Premature infra ownership looks sophisticated. In startups, it often acts like hidden drag.
Decision Framework for Founders and Engineering Teams
- Choose managed Postgres if you want the safest default for production apps.
- Choose self-hosted Postgres if control, compliance, or infra strategy justifies full operational ownership.
- Choose serverless Postgres if your traffic is bursty, your environments are short-lived, or you need branch-based database workflows.
- Avoid self-hosting if your team has no tested recovery process.
- Avoid serverless if low-latency steady load is mission-critical all day.
- Avoid over-optimizing early if your real bottleneck is shipping product.
FAQ
Is managed Postgres better than self-hosted for startups?
In most cases, yes. Managed Postgres is usually better for startups because it reduces operational burden and speeds up production deployment. Self-hosted only becomes better when the startup has clear infrastructure requirements and the team to operate it well.
Is serverless Postgres good for production?
Yes, for the right workloads. It is good for bursty traffic, development branches, and apps with variable usage. It is less ideal for constantly busy systems that need stable low-latency performance.
Is self-hosted Postgres cheaper?
Sometimes on raw infrastructure cost, yes. But total cost is often higher once you include engineering time, incident response, monitoring, upgrades, and backup validation. Cheap infra can become expensive operations.
Which option is best for compliance and data residency?
Self-hosted is usually the strongest option when you need exact control over infrastructure location, networking, and security boundaries. Some managed providers also meet strong compliance needs, but flexibility is lower.
What is the biggest risk with serverless Postgres?
The biggest risk is mismatch between workload and platform behavior. Cold starts, compute wake-up time, connection limits, or pooling patterns can create latency and reliability issues if not planned correctly.
Can I migrate from managed Postgres to self-hosted later?
Yes. PostgreSQL portability is one of its strengths. But migration complexity depends on extensions, replication strategy, downtime tolerance, and application architecture. It is possible, but not free.

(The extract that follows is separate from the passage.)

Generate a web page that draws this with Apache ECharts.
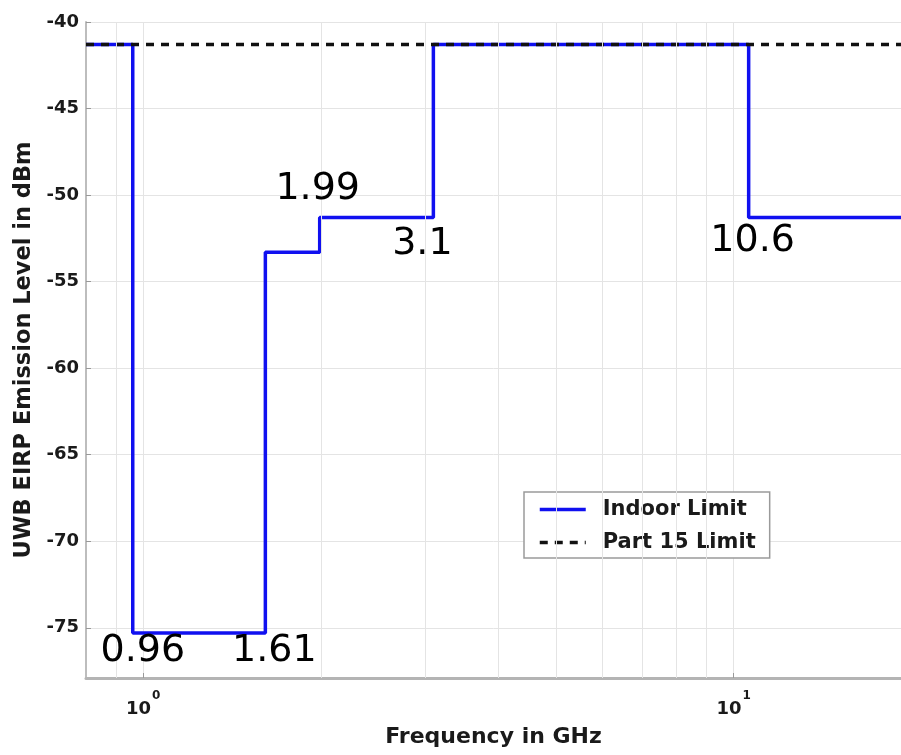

What is the safest default choice today?
Managed Postgres is the safest default for most teams. It gives strong reliability, lower operational burden, and enough performance for the majority of modern SaaS and API products.
Final Summary
Managed Postgres is the best choice for most companies because it balances speed, reliability, and operational simplicity.
Self-hosted Postgres is best when control is essential and your team can handle the full operational lifecycle.
Serverless Postgres is best for bursty workloads, preview environments, and usage-based efficiency.
The right answer depends less on database ideology and more on your team’s ability to own failure, scale predictably, and ship product without infrastructure becoming the bottleneck.